## WHAT THE TASK ASKS
For the copy, please give all of the data again exactly and leave the pictures out.
— start RECORDED INFORMATION —
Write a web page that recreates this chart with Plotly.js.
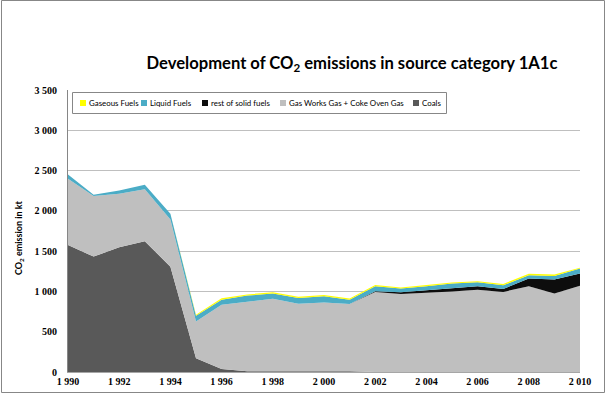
<!DOCTYPE html>
<html>
<head>
<meta charset="utf-8">
<script src="https://cdn.plot.ly/plotly-3.0.1.min.js"></script>
<style>
  html, body { margin: 0; padding: 0; background: #fff; }
  #chart { width: 607px; height: 395px; }
</style>
</head>
<body>
<div id="chart"></div>
<script>
// ---- data (kt CO2) ----
const years = [1990,1991,1992,1993,1994,1995,1996,1997,1998,1999,2000,2001,2002,2003,2004,2005,2006,2007,2008,2009,2010];
const coals = [1575,1432,1548,1623,1307,171,36,8,10,12,12,8,0,0,0,0,0,0,0,0,0];
const gasWorks = [825,752,665,644,586,456,799,869,900,836,852,836,994,969,981,998,1022,994,1064,973,1072];
const restSolid = [0,0,0,0,0,0,0,0,0,0,0,0,8,20,33,45,42,37,96,174,150];
const liquidFuels = [50,16,41,58,71,71,63,71,63,71,75,54,62,46,50,54,50,45,41,46,62];
const gaseousFuels = [0,0,0,0,0,12,16,15,16,15,17,14,16,15,16,15,12,17,17,16,9];

const seriesNames = ["Coals", "Gas Works Gas + Coke Oven Gas", "rest of solid fuels", "Liquid Fuels", "Gaseous Fuels"];
const seriesValues = [coals, gasWorks, restSolid, liquidFuels, gaseousFuels];
const seriesColors = ["#595959", "#BFBFBF", "#0D0D0D", "#4BACC6", "#FFFF00"];

// ---- geometry ----
const W = 607, H = 395;
const M = {l: 68, r: 27, t: 90, b: 23};
const PW = W - M.l - M.r, PH = H - M.t - M.b;
const px2x = p => (p - M.l) / PW;
const py2y = p => (H - M.b - p) / PH;

const traces = seriesNames.map((name, i) => ({
  type: "scatter",
  mode: "lines",
  name: name,
  x: years,
  y: seriesValues[i],
  stackgroup: "one",
  line: {width: 0, color: seriesColors[i]},
  fillcolor: seriesColors[i],
  showlegend: false,
  hoverinfo: "x+y+name"
}));

// custom legend (order: top of stack first)
const legendOrder = [4, 3, 2, 1, 0];
const legendSquareX = [80, 141, 202, 280, 413];
const legendCenterY = 103;
const shapes = [];
const annotations = [];

// outer chart border
shapes.push({type: "rect", xref: "paper", yref: "paper",
  x0: px2x(1.5), x1: px2x(604.5), y0: py2y(392.5), y1: py2y(0.5),
  line: {color: "#878787", width: 1}, fillcolor: "rgba(0,0,0,0)", layer: "below"});
// legend box
shapes.push({type: "rect", xref: "paper", yref: "paper",
  x0: px2x(72.5), x1: px2x(446.5), y0: py2y(113.5), y1: py2y(92.5),
  line: {color: "#878787", width: 1}, fillcolor: "#ffffff", layer: "above"});

legendOrder.forEach((si, k) => {
  const x0 = legendSquareX[k];
  shapes.push({type: "rect", xref: "paper", yref: "paper",
    x0: px2x(x0), x1: px2x(x0 + 6), y0: py2y(legendCenterY + 3), y1: py2y(legendCenterY - 3),
    line: {width: 0}, fillcolor: seriesColors[si], layer: "above"});
  annotations.push({xref: "paper", yref: "paper", x: px2x(x0 + 7), y: py2y(legendCenterY),
    xanchor: "left", yanchor: "middle", showarrow: false, text: seriesNames[si],
    font: {family: "Lato, 'Open Sans', sans-serif", size: 7.9, color: "#000"}});
});

// y-axis title (placed like the reference, slightly below the plot centre)
annotations.push({xref: "paper", yref: "paper", x: px2x(19), y: py2y(238),
  xanchor: "center", yanchor: "middle", showarrow: false, textangle: -90,
  text: "<b>CO<sub>2</sub> emission in kt</b>",
  font: {family: "Lato, 'Open Sans', sans-serif", size: 9, color: "#000"}});

const layout = {
  width: W, height: H,
  margin: M,
  paper_bgcolor: "#ffffff",
  plot_bgcolor: "#ffffff",
  separators: ". ",
  showlegend: false,
  title: {
    text: "<b>Development of CO<sub>2</sub> emissions in source category 1A1c</b>",
    font: {family: "Lato, 'Open Sans', sans-serif", size: 16.6, color: "#000"},
    xref: "container", yref: "container",
    x: 352 / W, xanchor: "center",
    y: 1 - 63 / H, yanchor: "middle"
  },
  xaxis: {
    range: [1990, 2010],
    tickmode: "linear", tick0: 1990, dtick: 2,
    separatethousands: true,
    showgrid: false, zeroline: false,
    showline: true, linecolor: "#A6A6A6", linewidth: 1,
    ticks: "",
    tickfont: {family: "'Liberation Serif', serif", size: 10, color: "#000", weight: "bold"},
    fixedrange: true
  },
  yaxis: {
    range: [0, 3500],
    tickmode: "linear", tick0: 0, dtick: 500,
    separatethousands: true,
    showgrid: true, gridcolor: "#BFBFBF", gridwidth: 1,
    zeroline: false,
    showline: true, linecolor: "#868686", linewidth: 1,
    ticks: "",
    ticklabelstandoff: 8,
    tickfont: {family: "'Liberation Serif', serif", size: 10, color: "#000", weight: "bold"},
    fixedrange: true
  },
  shapes: shapes,
  annotations: annotations
};

Plotly.newPlot("chart", traces, layout, {displayModeBar: false, staticPlot: true});
</script>
</body>
</html>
— end RECORDED INFORMATION —
## RESPONSE TO THE TASK
Write a web page that recreates this chart with Plotly.js.
<!DOCTYPE html>
<html>
<head>
<meta charset="utf-8">
<script src="https://cdn.plot.ly/plotly-3.0.1.min.js"></script>
<style>
  html, body { margin: 0; padding: 0; background: #fff; }
  #chart { width: 607px; height: 395px; }
</style>
</head>
<body>
<div id="chart"></div>
<script>
// ---- data (kt CO2) ----
const years = [1990,1991,1992,1993,1994,1995,1996,1997,1998,1999,2000,2001,2002,2003,2004,2005,2006,2007,2008,2009,2010];
const coals = [1575,1432,1548,1623,1307,171,36,8,10,12,12,8,0,0,0,0,0,0,0,0,0];
const gasWorks = [825,752,665,644,586,456,799,869,900,836,852,836,994,969,981,998,1022,994,1064,973,1072];
const restSolid = [0,0,0,0,0,0,0,0,0,0,0,0,8,20,33,45,42,37,96,174,150];
const liquidFuels = [50,16,41,58,71,71,63,71,63,71,75,54,62,46,50,54,50,45,41,46,62];
const gaseousFuels = [0,0,0,0,0,12,16,15,16,15,17,14,16,15,16,15,12,17,17,16,9];

const seriesNames = ["Coals", "Gas Works Gas + Coke Oven Gas", "rest of solid fuels", "Liquid Fuels", "Gaseous Fuels"];
const seriesValues = [coals, gasWorks, restSolid, liquidFuels, gaseousFuels];
const seriesColors = ["#595959", "#BFBFBF", "#0D0D0D", "#4BACC6", "#FFFF00"];

// ---- geometry ----
const W = 607, H = 395;
const M = {l: 68, r: 27, t: 90, b: 23};
const PW = W - M.l - M.r, PH = H - M.t - M.b;
const px2x = p => (p - M.l) / PW;
const py2y = p => (H - M.b - p) / PH;

const traces = seriesNames.map((name, i) => ({
  type: "scatter",
  mode: "lines",
  name: name,
  x: years,
  y: seriesValues[i],
  stackgroup: "one",
  line: {width: 0, color: seriesColors[i]},
  fillcolor: seriesColors[i],
  showlegend: false,
  hoverinfo: "x+y+name"
}));

// custom legend (order: top of stack first)
const legendOrder = [4, 3, 2, 1, 0];
const legendSquareX = [80, 141, 202, 280, 413];
const legendCenterY = 103;
const shapes = [];
const annotations = [];

// outer chart border
shapes.push({type: "rect", xref: "paper", yref: "paper",
  x0: px2x(1.5), x1: px2x(604.5), y0: py2y(392.5), y1: py2y(0.5),
  line: {color: "#878787", width: 1}, fillcolor: "rgba(0,0,0,0)", layer: "below"});
// legend box
shapes.push({type: "rect", xref: "paper", yref: "paper",
  x0: px2x(72.5), x1: px2x(446.5), y0: py2y(113.5), y1: py2y(92.5),
  line: {color: "#878787", width: 1}, fillcolor: "#ffffff", layer: "above"});

legendOrder.forEach((si, k) => {
  const x0 = legendSquareX[k];
  shapes.push({type: "rect", xref: "paper", yref: "paper",
    x0: px2x(x0), x1: px2x(x0 + 6), y0: py2y(legendCenterY + 3), y1: py2y(legendCenterY - 3),
    line: {width: 0}, fillcolor: seriesColors[si], layer: "above"});
  annotations.push({xref: "paper", yref: "paper", x: px2x(x0 + 7), y: py2y(legendCenterY),
    xanchor: "left", yanchor: "middle", showarrow: false, text: seriesNames[si],
    font: {family: "Lato, 'Open Sans', sans-serif", size: 7.9, color: "#000"}});
});

// y-axis title (placed like the reference, slightly below the plot centre)
annotations.push({xref: "paper", yref: "paper", x: px2x(19), y: py2y(238),
  xanchor: "center", yanchor: "middle", showarrow: false, textangle: -90,
  text: "<b>CO<sub>2</sub> emission in kt</b>",
  font: {family: "Lato, 'Open Sans', sans-serif", size: 9, color: "#000"}});

const layout = {
  width: W, height: H,
  margin: M,
  paper_bgcolor: "#ffffff",
  plot_bgcolor: "#ffffff",
  separators: ". ",
  showlegend: false,
  title: {
    text: "<b>Development of CO<sub>2</sub> emissions in source category 1A1c</b>",
    font: {family: "Lato, 'Open Sans', sans-serif", size: 16.6, color: "#000"},
    xref: "container", yref: "container",
    x: 352 / W, xanchor: "center",
    y: 1 - 63 / H, yanchor: "middle"
  },
  xaxis: {
    range: [1990, 2010],
    tickmode: "linear", tick0: 1990, dtick: 2,
    separatethousands: true,
    showgrid: false, zeroline: false,
    showline: true, linecolor: "#A6A6A6", linewidth: 1,
    ticks: "",
    tickfont: {family: "'Liberation Serif', serif", size: 10, color: "#000", weight: "bold"},
    fixedrange: true
  },
  yaxis: {
    range: [0, 3500],
    tickmode: "linear", tick0: 0, dtick: 500,
    separatethousands: true,
    showgrid: true, gridcolor: "#BFBFBF", gridwidth: 1,
    zeroline: false,
    showline: true, linecolor: "#868686", linewidth: 1,
    ticks: "",
    ticklabelstandoff: 8,
    tickfont: {family: "'Liberation Serif', serif", size: 10, color: "#000", weight: "bold"},
    fixedrange: true
  },
  shapes: shapes,
  annotations: annotations
};

Plotly.newPlot("chart", traces, layout, {displayModeBar: false, staticPlot: true});
</script>
</body>
</html>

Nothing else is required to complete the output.